DOJ Resolves First Corporate Sanctions Case Involving Iran Sanctions Program
Daniela Melendez, a new Associate at The Volkov Law Group, rejoins us for another blog post on DOJ’s first corporate prosecution for violations of the Iran Sanctions Program. Daniela can be reached at [email protected].
The Justice Department has touted the upcoming wave of corporate prosecutions for criminal sanctions violation as the era of “The New FCPA.” DOJ’s reference is intended to communicate a strong message – companies are going to be prosecuted for sanctions violations, akin to FCPA prosecutions where companies are required to pay a fine, and enter a guilty or a deferred or non-prosecution agreement. DOJ is backing up its warning by assigning 25 new prosecutors to the National Security Division to work on corporate sanctions prosecutions.
In its first action under this new enforcement policy, DOJ announced a recent prosecution of a company, Suez Rajan Limited, for violations of the Iran Sanctions Program stemming from its purchase of Iran oil. Under the plea agreement, Suez Rajan entered a guilty plea to a conspiracy to violate the International Emergency Economic Powers Act (IEEPA). The District Judge sentenced Suez Rajan to a term of 3 years’ probation and payment of a $2.5 million fine.

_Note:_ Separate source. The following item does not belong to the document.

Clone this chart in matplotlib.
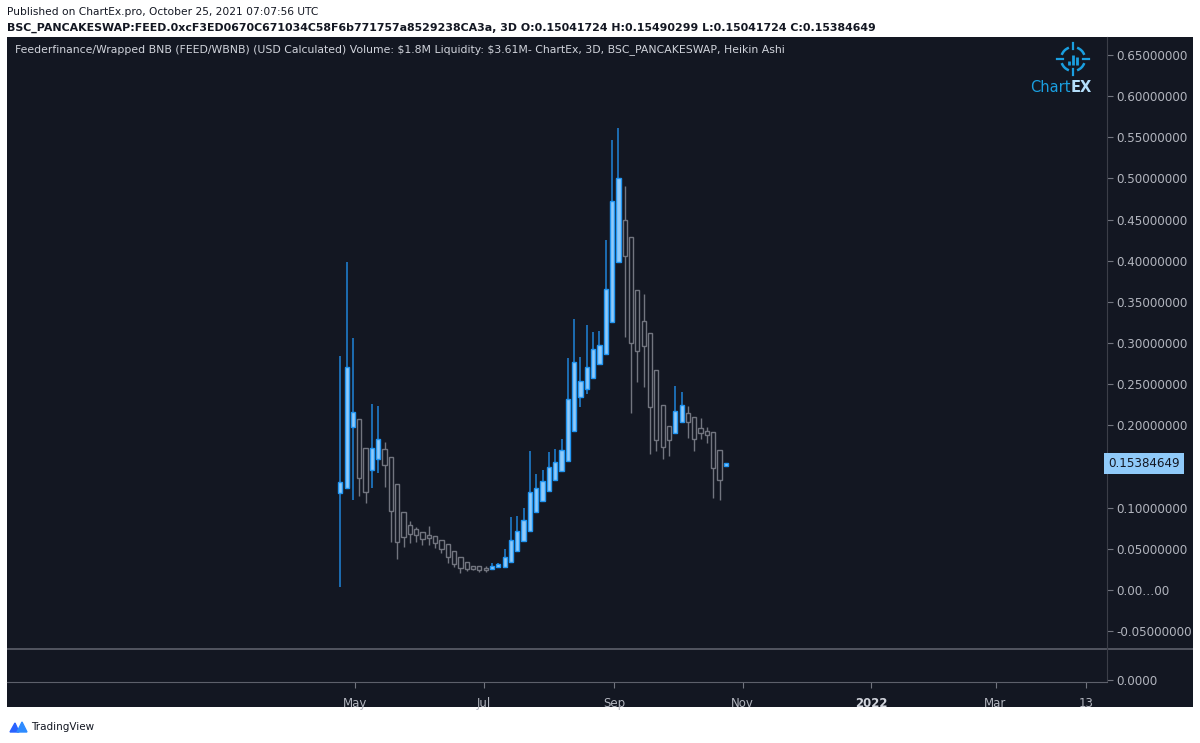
import datetime as dt
import numpy as np
import matplotlib
matplotlib.use('Agg')
import matplotlib.pyplot as plt
import matplotlib.dates as mdates
from matplotlib.patches import Arc
from matplotlib.transforms import blended_transform_factory

# ---- data: 3D Heikin Ashi candles FEED/WBNB (USD) ----
start = dt.date(2021, 4, 24)
n_candles = 62
dates = [start + dt.timedelta(days=3 * i) for i in range(n_candles)]
opens = [0.1182,0.1243,0.1981,0.2074,0.1722,0.1454,0.1588,0.1710,0.1612,0.1284,0.0944,0.0790,0.0738,0.0701,0.0665,0.0656,
         0.0608,0.0555,0.0478,0.0397,0.0337,0.0295,0.0288,0.0271,0.0252,0.0276,0.0283,0.0344,0.0478,0.0599,0.0721,0.0951,
         0.1085,0.1207,0.1337,0.1450,0.1571,0.1936,0.2349,0.2442,0.2580,0.2750,0.2864,0.3256,0.3982,0.4496,0.4286,0.3645,
         0.3272,0.3119,0.2673,0.2248,0.1996,0.1911,0.2045,0.2147,0.2098,0.1965,0.1936,0.1916,0.1701,0.15041724]
highs = [0.2843,0.3989,0.3058,0.2074,0.1722,0.2260,0.2232,0.1798,0.1612,0.1284,0.0944,0.0842,0.0769,0.0701,0.0778,0.0656,
         0.0608,0.0555,0.0478,0.0397,0.0337,0.0295,0.0288,0.0288,0.0328,0.0332,0.0495,0.0891,0.0899,0.0993,0.1693,0.1409,
         0.1458,0.1680,0.1710,0.1831,0.2815,0.3289,0.2827,0.3220,0.3139,0.3151,0.4253,0.5468,0.5610,0.4909,0.4286,0.3645,
         0.3597,0.3119,0.2673,0.2248,0.1996,0.2482,0.2409,0.2239,0.2098,0.2086,0.1984,0.1916,0.1701,0.15490299]
lows = [0.0040,0.1243,0.1094,0.1146,0.1053,0.1243,0.1425,0.1252,0.0587,0.0373,0.0526,0.0575,0.0583,0.0547,0.0547,0.0507,
        0.0453,0.0324,0.0283,0.0210,0.0231,0.0243,0.0222,0.0222,0.0252,0.0276,0.0283,0.0344,0.0478,0.0599,0.0721,0.0951,
        0.1085,0.1207,0.1337,0.1450,0.1571,0.1936,0.2227,0.2382,0.2580,0.2750,0.2864,0.3256,0.3982,0.3078,0.2154,0.2531,
        0.2463,0.1652,0.1693,0.1595,0.1628,0.1911,0.2045,0.1843,0.1693,0.1831,0.1790,0.1114,0.1094,0.15041724]
closes = [0.1309,0.2713,0.2166,0.1365,0.1194,0.1722,0.1831,0.1515,0.0960,0.0587,0.0640,0.0684,0.0665,0.0616,0.0628,0.0567,
          0.0495,0.0397,0.0316,0.0271,0.0252,0.0259,0.0243,0.0243,0.0292,0.0312,0.0397,0.0608,0.0721,0.0851,0.1194,0.1236,
          0.1328,0.1491,0.1559,0.1701,0.2317,0.2774,0.2543,0.2713,0.2925,0.2973,0.3654,0.4727,0.5002,0.4062,0.2998,0.2904,
          0.2965,0.2227,0.1823,0.1741,0.1823,0.2179,0.2248,0.2045,0.1831,0.1911,0.1880,0.1486,0.1337,0.15384649]
last_price = 0.15384649
price_ticks = [-0.05,0.0,0.05,0.10,0.15,0.20,0.25,0.30,0.35,0.40,0.45,0.50,0.55,0.60,0.65]
time_ticks = [dt.date(2021,5,1),dt.date(2021,7,1),dt.date(2021,9,1),dt.date(2021,11,1),dt.date(2022,1,1),dt.date(2022,3,1),dt.date(2022,4,13)]
time_labels = ['May','Jul','Sep','Nov','2022','Mar','13']

BG='#131722'; UPF='#90caf9'; UPE='#2196f3'; UPW='#1e73be'; DNE='#72757f'; TXT='#b2b5be'; LINE='#3b3e48'; SEP='#5d606b'
W,H=1200,743
def fr(x0,y0,x1,y1): return [x0/W, 1-y1/H, (x1-x0)/W, (y1-y0)/H]

fig=plt.figure(figsize=(12,7.43),dpi=100,facecolor='white')
bg=fig.add_axes(fr(7,37,1193,707)); bg.set_facecolor(BG); bg.set_xticks([]); bg.set_yticks([])
bg.set_xlim(7,1193); bg.set_ylim(707,37)
for s in bg.spines.values(): s.set_visible(False)
bg.plot([7,1193],[649,649],color=SEP,lw=1.2)   # pane separator runs into the price scale
bg.set_zorder(-5)

ax=fig.add_axes(fr(7,37,1107,649)); ax.set_facecolor('none')
x=mdates.date2num(dates); o=np.array(opens); h=np.array(highs); l=np.array(lows); c=np.array(closes)
up=c>=o
ax.vlines(x[up],l[up],h[up],color=UPW,lw=1.3,zorder=2)
ax.vlines(x[~up],l[~up],h[~up],color=DNE,lw=1.0,zorder=2)
bw=2.0
ax.bar(x[up],(c-o)[up],bottom=o[up],width=bw,color=UPF,edgecolor=UPE,lw=1.0,zorder=3)
ax.bar(x[~up],(c-o)[~up],bottom=o[~up],width=bw,color=BG,edgecolor=DNE,lw=1.0,zorder=3)

x0=mdates.date2num(start)
ax.set_xlim(x0-158.2,x0+363.9)
ax.set_ylim(-0.0717,0.6719)
ax.yaxis.tick_right()
ax.set_yticks(price_ticks)
# the 0.15 label sits under the last-price box, as in TradingView
ax.set_yticklabels(['0.00…00' if abs(v)<1e-9 else ('' if abs(v-0.15)<1e-9 else '%.8f'%v) for v in price_ticks])
ax.tick_params(axis='y',colors=DNE,labelcolor=TXT,labelsize=8.6,length=4,pad=3)
ax.set_xticks([])
for s in ['top','left','bottom']: ax.spines[s].set_visible(False)
ax.spines['right'].set_color(LINE)

# last price label
tr=blended_transform_factory(ax.transAxes,ax.transData)
ax.text(1.001,last_price,'%.8f'%last_price,transform=tr,ha='left',va='center',fontsize=8.6,color=BG,
        bbox=dict(boxstyle='square,pad=0.32',fc=UPF,ec='none'),clip_on=False,zorder=5)

# second (empty) pane + time axis
ax2=fig.add_axes(fr(7,649,1107,682)); ax2.set_facecolor('none')
ax2.set_xlim(ax.get_xlim()); ax2.set_ylim(0,1)
ax2.yaxis.tick_right(); ax2.set_yticks([0.06]); ax2.set_yticklabels(['0.0000'])
ax2.tick_params(axis='y',colors=DNE,labelcolor=TXT,labelsize=8.6,length=4,pad=3)
tt=mdates.date2num(time_ticks)
ax2.set_xticks(tt); ax2.set_xticklabels(time_labels)
ax2.tick_params(axis='x',colors=DNE,labelcolor=TXT,labelsize=8.5,length=4,pad=7)
for lab in ax2.get_xticklabels():
    if lab.get_text()=='2022': lab.set_fontweight('bold'); lab.set_color('#d1d4dc')
for s in ['top','left']: ax2.spines[s].set_visible(False)
ax2.spines['right'].set_color(LINE); ax2.spines['bottom'].set_color(SEP)

# header texts
fig.text(7/W,1-12/H,'Published on ChartEx.pro, October 25, 2021 07:07:56 UTC',fontsize=7.7,color='#131722',va='center')
fig.text(7/W,1-28/H,'BSC_PANCAKESWAP:FEED.0xcF3ED0670C671034C58F6b771757a8529238CA3a, 3D O:0.15041724 H:0.15490299 L:0.15041724 C:0.15384649',
         fontsize=7.9,fontweight='bold',color='#131722',va='center')
fig.text(15/W,1-50/H,'Feederfinance/Wrapped BNB (FEED/WBNB) (USD Calculated) Volume: \\$1.8M Liquidity: \\$3.61M- ChartEx, 3D, BSC_PANCAKESWAP, Heikin Ashi',
         fontsize=7.8,color='#d1d4dc',va='center')

# ChartEx logo
lg=fig.add_axes(fr(1040,38,1105,100)); lg.set_xlim(0,65); lg.set_ylim(62,0); lg.axis('off')
LB='#1a9fe0'
for a1 in [20,110,200,290]:
    lg.add_patch(Arc((33,21),24,24,theta1=a1,theta2=a1+50,color=LB,lw=1.8))
for (xa,ya,xb,yb) in [(33,5,33,11),(33,31,33,37),(17,21,23,21),(43,21,49,21)]:
    lg.plot([xa,xb],[ya,yb],color=LB,lw=1.6)
for bx,bt in [(28.5,23),(32.5,17),(36.5,19)]:
    lg.plot([bx,bx],[bt,27],color=LB,lw=2.0,solid_capstyle='butt')
lg.text(31,50,'Chart',color=LB,fontsize=10.5,ha='right',va='center')
lg.text(31,50,'EX',color='#b4defa',fontsize=10.5,fontweight='bold',ha='left',va='center')

# TradingView mark
fig.text(31/W,1-727/H,'TradingView',fontsize=7.5,color='#131722',va='center')
tv=fig.add_axes(fr(9,720,28,734)); tv.set_xlim(0,19); tv.set_ylim(0,14); tv.axis('off')
tv.fill([1,6,10,6],[2,11,2,2],color='#2962ff'); tv.fill([8,13,18,13],[2,12,2,2],color='#2e8bff')

fig.savefig('out.png',dpi=100,facecolor='white')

In addition to Suez Rajan, DOJ entered into a Deferred Prosecution Agreement (“DPA”) with Empire Navigation, the operator of the vessel carrying the contraband oil cargo. Under the DPA, Empire Navigation agreed to cooperate and transport the contraband oil to the United States while incurring the significant expenses stemming from the vessel’s voyage to the United States.
Suez Rajan plead guilty under seal on April 19, 2023, while law enforcement arranged with Empire Navigation to seize the Iran oil involved in the illegal transaction. The shipment involved a multimillion-dollar of crude oil by the Islamic Revolutionary Guard Corps (IRGC), a designated foreign terrorist organization, that was bound for another country. This is the first-ever criminal resolution involving a company that violated sanctions by facilitating the illicit sale and transport of Iranian oil and comes in concert with a successful seizure of over 980,000 barrels of contraband crude oil.
The contraband oil cargo is now the subject of a civil forfeiture action in the U.S. District Court for the District of Columbia. The United States’ forfeiture complaint alleges that the oil aboard the vessel is subject to forfeiture based on U.S. terrorism and money laundering statutes.
The complaint alleges a scheme involving multiple entities affiliated with Iran’s IRGC and the IRGC-Qods Force (IRGC-QF) to covertly sell and transport Iranian oil to a customer abroad. Participants in the scheme attempted to disguise the origin of the oil using ship-to-ship transfers, false automatic identification system reporting, falsified documents and other means. The complaint further alleges that the charterer of the vessel used the U.S. financial system to facilitate the transportation of Iranian oil.
Interestingly, DOJ’s complaint alleges that the oil constitutes the property of, or provided a “source of influence” over, the IRGC and the IRGC-QF, both of which have been designated by the United States as foreign terrorist organizations, and that the oil facilitated money laundering. The documents allege that profits from oil sales support the IRGC’s full range of malign activities, including the proliferation of weapons of mass destruction and their means of delivery, support for terrorism and both domestic and international human rights abuses.
DOJ’s resolution underscores the risks that U.S. companies, or its foreign subsidiaries, face when pursuing opportunities with third parties that act on behalf of their company, as well as the need for controls to prevent employees from breaching sanctions compliance controls.